Supercommunicators ended up a non-event, but alas…….


Nothing will stop me communicating these communication skills to you!


 

If you saw my previous post about the Supercommunicators Workshop in the city, you are probably thinking “Damn, I missed that. It must have been huge!!”

Unfortunately, however, it was a fizzer. No one showed up. No chance of Supercommunication, because well ….ummm……there was no-one to communicate with!

While that room was empty (and for a small period of time, my heart), the ideas I wanted to share in that workshop should not be held hostage. So, let’s give them space to roam in this post.

The basic idea is this: we have multiple conversations a day, and good ones are central to our wellbeing. The good news is that it is within your power to make the next conversation you have a better one.

In your next conversation today – whether it’s at the coffee shop, in a tutorial, or with a roommate – pick just one of these six skills to try out:

 

1. Prepare for the Conversation 📝

Before you even step into a conversation you know is coming up, create a game plan in your head. Take a moment to think of two topics you might discuss, one thing you actually want to tell the other person, and one specific question you want to ask them. It sounds simple, but having some pre-determined discussion points/questions can help kill any mid-chat lulls and keep things flowing. 

 

2. Transform a “Yes/No” Question ❓

It’s so easy to fall into asking ‘closed’ questions like “Did you have a good weekend?” or “Do you like your degree?”. The problem is that these questions basically invite a one-word answer that ends the chat. Instead, try transforming them into open-ended questions that give the other person room to share their experiences. Ask things like “How did you spend your weekend?” or “How did you get interested in your degree?” and observe if it leads them to share more with you. Don’t fret if you catch yourself asking a closed question. Simply follow it up with an open one. 

 

3. Go One Level Deeper 🌊

Most of our daily talk is surface-level facts, but researchers have found that the most successful connections happen when we ask about deeper things like needs, goals, beliefs, and emotions. Of course, not every conversation requires deepening, but for those that involve actual or potential friends, instead of just asking “Where do you live?”, try asking “What do you like about living there?”. Moving from the “what” to the “how” or “why” gives people a chance to talk about what actually matters to them, which builds a much stronger bond than just swapping data points.

 

4. Match the Energy 🎭

Supercommunicators are great at reading the emotion(s) of a person and matching them. But reading specific emotions (especially across cultures can be difficult).
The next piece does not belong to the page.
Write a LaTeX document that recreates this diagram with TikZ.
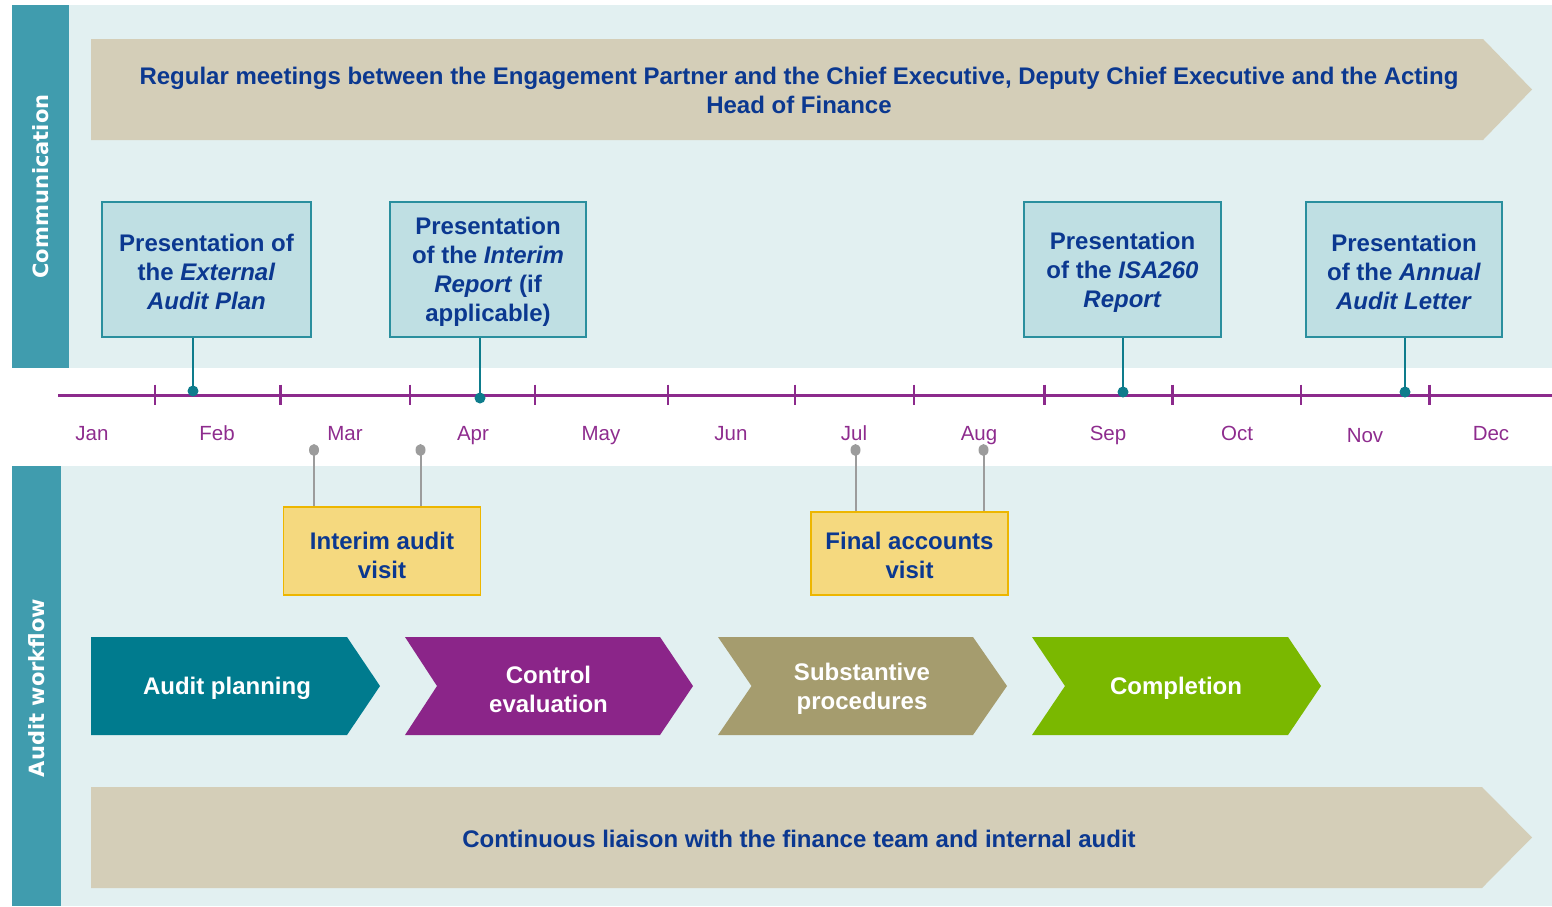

Instead, use this simpler method of reading their mood (positive or negative) and energy (high or low).

Is the person you’re talking to high-energy and upbeat, or maybe low-energy and frustrated?

Look to gently match their energy and mood, so they feel better seen and understood.

 

5. Prove You Are Listening (The “Loop”) 👂

Active listening is a term I hear a lot more these days. But what actually is it? It is type of listening that makes someone feel seen and valued, by clearly demonstrating that you are absorbing what they are saying. The most effective way to do this is a move called “looping”: ask a question, repeat or summarize what you just heard them say in your own words, and then check if you got it right by either asking outright (“Did I get that right?”) or noting their agreement or disagreement with your summary. It’s a simple technique, but it’s incredibly powerful for a) orienting you towards being a more attentive listener and b) building trust and ensuring the other person feels heard.  

 

6. Find the Overlap 🤝

In a world where it’s easy to focus on our differences, Supercommunicators look for common ground. We all have complex “identity maps” – roles that we play in our lives (student, sibling, musician, lover of fine chocolate, environmentalist). When you find those shared roles or values, take a moment to double click on it and learn more about how that identity plays out in their life. A great technique for balancing conversations that might otherwise get difficult because of differing views in other areas. 

 

The Connection Experiment

Think of your next interaction as an experiment.

Look, I won’t lie. Conversations are unpredictable, and even with perfect skills, things can still feel awkward or go sideways.

But if you can go into that conversation, with an intent to connect, and the desire to make the other person feel heard, that effort typically registers.

And hey, if it goes super awkward, you can always blame me (“some weird guy at the university told me to try this”) and direct them to this post.

But I suspect that most of the time, if you remember to occasionally practice and explore these skills in different situations, you’ll keep getting better at creating meaningful conversations and relationships.